The model can account for the mysterious dark energy and it makes a very bold claim: that our Universe is an expanding bubble in an extra dimension.

In their article, the scientists propose a new model with dark energy and our Universe riding on an expanding bubble in an extra dimension. The whole Universe is accommodated on the edge of this expanding bubble. Image credits: Suvendu Giri.

When astronomers realized that the universe is expanding — and furthermore, that it is expanding at an accelerating rate — a lot of puzzling questions struck astronomers. Still, this was only the tip of the cosmological iceberg, and things got even weirder when observations of dark energy started clumping up.

As the name implies, dark energy is a mysterious form of energy which is hypothesized to permeate all of space, tending to accelerate the expansion of the universe. Basically, it’s a form of energy thought to be responsible for this accelerated expansion of the universe. But exactly what it is and why it behaves the way it does is unclear. When you add in that dark energy contributes 68% of the total energy in the present observable universe, the mystery becomes all the more pressing.

For a while, it was thought that string theory could provide the much-sought answer.
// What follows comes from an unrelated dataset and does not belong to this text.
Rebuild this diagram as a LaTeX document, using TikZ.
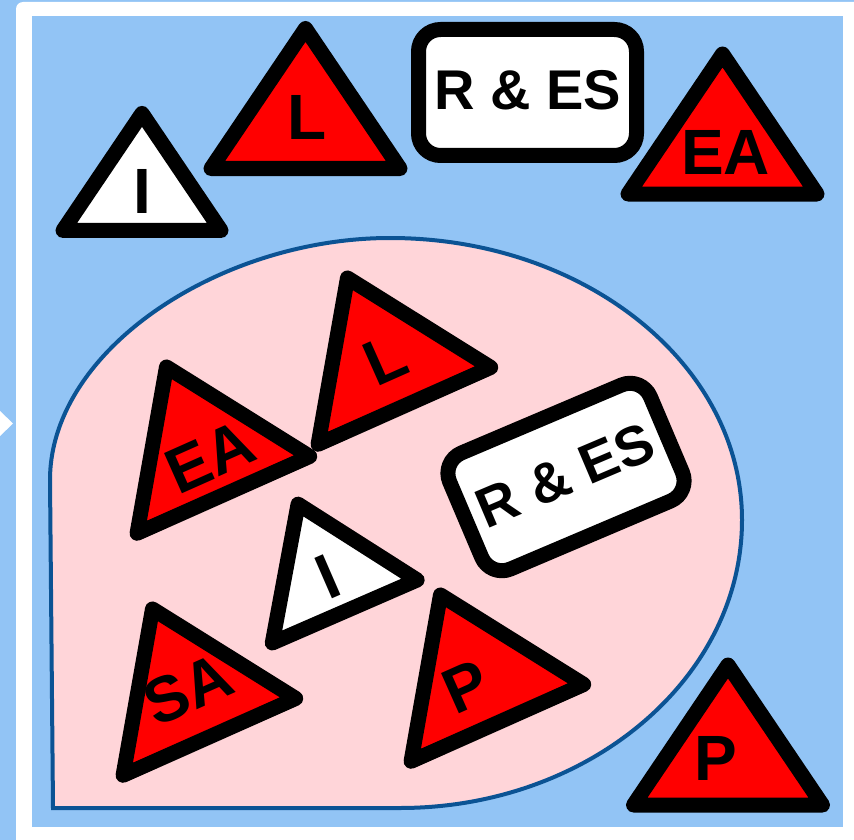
\documentclass[tikz,border=0pt]{standalone}
\usepackage{fontspec}
\setsansfont{Liberation Sans}
\usepackage{xcolor}
\definecolor{skyback}{HTML}{92C4F5}
\definecolor{blushfill}{HTML}{FFD5D9}
\definecolor{blobline}{HTML}{0B5394}

\begin{document}
\begin{tikzpicture}[x=1pt, y=-1pt,
  sign/.style={draw=black, line width=15pt, line join=round},
  lbl/.style={font=\sffamily\bfseries\fontsize{64}{64}\selectfont, inner sep=0pt},
  boxlbl/.style={font=\sffamily\bfseries\fontsize{56}{56}\selectfont, inner sep=0pt}]
  \useasboundingbox (0,0) rectangle (854,840);
  % Background and white frame
  \fill[skyback] (0,0) rectangle (854,840);
  \fill[white, rounded corners=7pt] (16,2) rectangle (880,870);
  \fill[skyback] (32,16) rectangle (843,827);
  \fill[white] (0,411) -- (13,423.5) -- (0,436) -- cycle;
  % Pink region
  \draw[blobline, line width=4pt, fill=blushfill] (53,808) -- (50,480)
    .. controls (50,350) and (220,238) .. (390,238)
    .. controls (584,238) and (742,364) .. (742,520)
    .. controls (742,679) and (588,808) .. (400,808) -- cycle;
  % Top row: loose signs
  \begin{scope}[shift={(142,188.5)}, scale=0.836]
    \draw[sign, fill=white] (0,-89.8) -- (94.5,50.2) -- (-94.5,50.2) -- cycle;
    \node[lbl] (topI) at (0,4) {I};
  \end{scope}
  \begin{scope}[shift={(305.5,118.3)}]
    \draw[sign, fill=red] (0,-89.8) -- (94.5,50.2) -- (-94.5,50.2) -- cycle;
    \node[lbl] (topL) at (2,-1) {L};
  \end{scope}
  \begin{scope}[shift={(527.5,92.5)}]
    \draw[sign, fill=white, rounded corners=22pt] (-109,-63) rectangle (109,63);
    \node[boxlbl] (topRES) at (0,-2) {R \& ES};
  \end{scope}
  \begin{scope}[shift={(722.5,143.8)}]
    \draw[sign, fill=red] (0,-89.8) -- (94.5,50.2) -- (-94.5,50.2) -- cycle;
    \node[lbl] (topEA) at (3,9) {EA};
  \end{scope}
  \begin{scope}[shift={(728,754.8)}]
    \draw[sign, fill=red] (0,-89.8) -- (94.5,50.2) -- (-94.5,50.2) -- cycle;
    \node[lbl] (outP) at (-12,4) {P};
  \end{scope}
  % Inside the pink region: tilted signs
  \begin{scope}[shift={(203,449)}, rotate=24]
    \draw[sign, fill=red] (0,-89.8) -- (94.5,50.2) -- (-94.5,50.2) -- cycle;
    \node[lbl, rotate=24] (inEA) at (3,10) {EA};
  \end{scope}
  \begin{scope}[shift={(384,360)}, rotate=24]
    \draw[sign, fill=red] (0,-89.8) -- (94.5,50.2) -- (-94.5,50.2) -- cycle;
    \node[lbl, rotate=24] (inL) at (2,0) {L};
  \end{scope}
  \begin{scope}[shift={(566,477)}, rotate=23]
    \draw[sign, fill=white, rounded corners=22pt] (-109,-63) rectangle (109,63);
    \node[boxlbl, rotate=23] (inRES) at (0,-2) {R \& ES};
  \end{scope}
  \begin{scope}[shift={(328,573)}, rotate=23.5, scale=0.836]
    \draw[sign, fill=white] (0,-89.8) -- (94.5,50.2) -- (-94.5,50.2) -- cycle;
    \node[lbl, rotate=23.5] (inI) at (-2,4) {I};
  \end{scope}
  \begin{scope}[shift={(189,691)}, rotate=24]
    \draw[sign, fill=red] (0,-89.8) -- (94.5,50.2) -- (-94.5,50.2) -- cycle;
    \node[lbl, rotate=24] (inSA) at (0,-2) {SA};
  \end{scope}
  \begin{scope}[shift={(477,677)}, rotate=24]
    \draw[sign, fill=red] (0,-89.8) -- (94.5,50.2) -- (-94.5,50.2) -- cycle;
    \node[lbl, rotate=24] (inP) at (-14,4) {P};
  \end{scope}
\end{tikzpicture}
\end{document}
In string theory, point-like objects of particle physics are replaced by elongated (one-dimensional) objects called strings. String theory has been applied to a variety of problems in theoretical physics but in recent years, string theory models have come under increasing criticism, and many physicists are doubting them more and more.

Now, in a new study, researchers propose another, equally wild, possibility. They propose a new model in which the universe is “riding” an expanding bubble in an extra dimension. Essentially, the entire universe, everything we can observe, is at the edge of that bubble.

Think of it this way: let’s say you take a balloon and mark a dot on it. Then, with a different color, you make another dot, and another one. After a while, you have a bunch of dots on the balloon’s surface. As you blow air into it, the balloon’s surface expands, and the dots move farther away from each other. In this analogy, the dots are galaxies — as the universe expands, it pushes everything away from everything else. This is very appealing because it would help explain not only why things are expanding at an accelerating rate — but why they are expanding uniformly. Essentially, all galaxies are moving away from each other at the same time, which intuitively, seems extremely weird — generally, as something moves away from one thing, it moves closer to another thing. So then how could everything move away from everything else?

This new model can also fit in with string theory and would help explain how matter and dark energy fit in together. But there’s another startling consequence to this model: if our universe, everything we know as real in 4D (the three spatial dimensions plus time), is only the membrane of this expanding bubble, then the actual bubble must have one extra dimension. In other words, in addition to our universe, there must be another “parent” 5D universe — although the stability and viability of that universe are not exactly clear. Furthermore, there may very well be other bubbles, with other universes similar to ours on their outer edge.

This is a lot to swallow, but similar theories have been investigated before. This idea somewhat resembles the idea of a holographic universe, which has been partly validated by practical observations.

The theoretical framework for this theory appears to work, at least for now. The more researchers will try and poke it, the more its validity will be put to the test. However, even if the theory stands, there’s nothing to say that this actually is the case. Simply put — for now, this is a potentially plausible scenario. Whether or not this really is the case is a whole new different story.

The study, “Emergent de Sitter Cosmology from Decaying Anti–de Sitter Space” has been published in Physical Review Letters.